DNSSEC validation without current time

Dave Warren dw at thedave.ca
Mon Dec 18 23:31:37 UTC 2017


On 2017-12-18 06:44, Timothe Litt wrote:
> 
> On 18-Dec-17 01:07, Dave Warren wrote:
>> On 2017-12-15 06:23, Petr Menšík wrote:
>>>
>>> Dne 15.12.2017 v 13:06 G.W. Haywood via bind-users napsal(a):
>>>> Hi there,
>>>>
>>>> On Fri, 15 Dec 2017, Petr Men??k wrote:
>>>>
>>>>> ... current time is not available or can be inaccurate.
>>>>
>>>> ntpdate?
>>>>
>>> Sure, of course. What would be default host after installation, that can
>>> be used in default installation image without manual configuration? And
>>> how does it resolve that name, when date of the system is 1970-1-1 or
>>> something a only a bit more accurate?
>>>
>>> Current pool.ntp.org adresses are unsigned now, so that would work
>>> anyway. If I want spoof protection, what should I do?
>>
>> Do two passes. First: Use DNS without DNSSEC validation to obtain a 
>> list of NTP servers, and thereby determine the current time. Second: 
>> Use DNS with DNSSEC to obtain a list of (trusted) NTP servers, and 
>> verify the time.
>>
>> The second pass might detect the list of IPs has changed and bypass 
>> the second NTP pass as we now know the previous IPs were valid, but 
>> you must be prepared for DNS to return different IPs from a pool and 
>> to therefore re-verify the time -- We don't care if the IP list has 
>> changed, only that the time is valid.
>>
>> The only real challenge is to avoid letting anything else trust the 
>> time received in phase 1 until it has been validated by phase 2.
>>
> 
> This proposal is involved, but doesn't seem to robustly solve the problem.
> 
>   * Pass 1 obtains "current time".  But you don't trust that the IP
>     addresses of the NTP servers were correctly resolved.  So you don't
>     trust this time.  However, you need a reasonably trustworthy time to
>     bootstrap DNSSEC.  (On the order of minutes).  Else DNSSEC
>     validation can fail.

Right, this is the whole point and why it works. If either DNS or NTP is 
malicious, pass 2's DNSSEC validation fails and we know we don't yet 
have valid time.


>   * If you're using the pools (and they resolve correctly), you're
>     pretty much guaranteed that any two queries will produce a different
>     set of servers.  So IP addresses will change.
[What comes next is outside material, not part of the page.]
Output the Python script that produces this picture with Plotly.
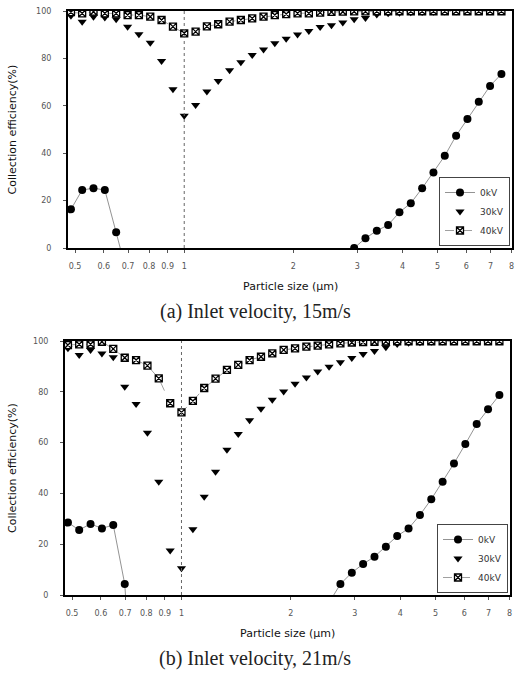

DNS caching may provide the same IP addresses. It is irrelevant as this 
is just an optimization which fails gracefully, or can be skipped entirely.


>   * Pass 2 requires "trusted" NTP servers.  If you have that list, why
>     not resolve those names without validation in the first place?  You
>     could assume that a hostile actor knows which names you resolve, and
>     assume that they will substitute bad timekeepers.  But if they can
>     do that, they can do the same for the pools' names.

I think that this is the whole point -- There is no hardcoded list of 
trusted NTP servers. We need to obtain the list from DNS (pass 1) and 
verify that the list can be trusted using DNSSEC (pass 2).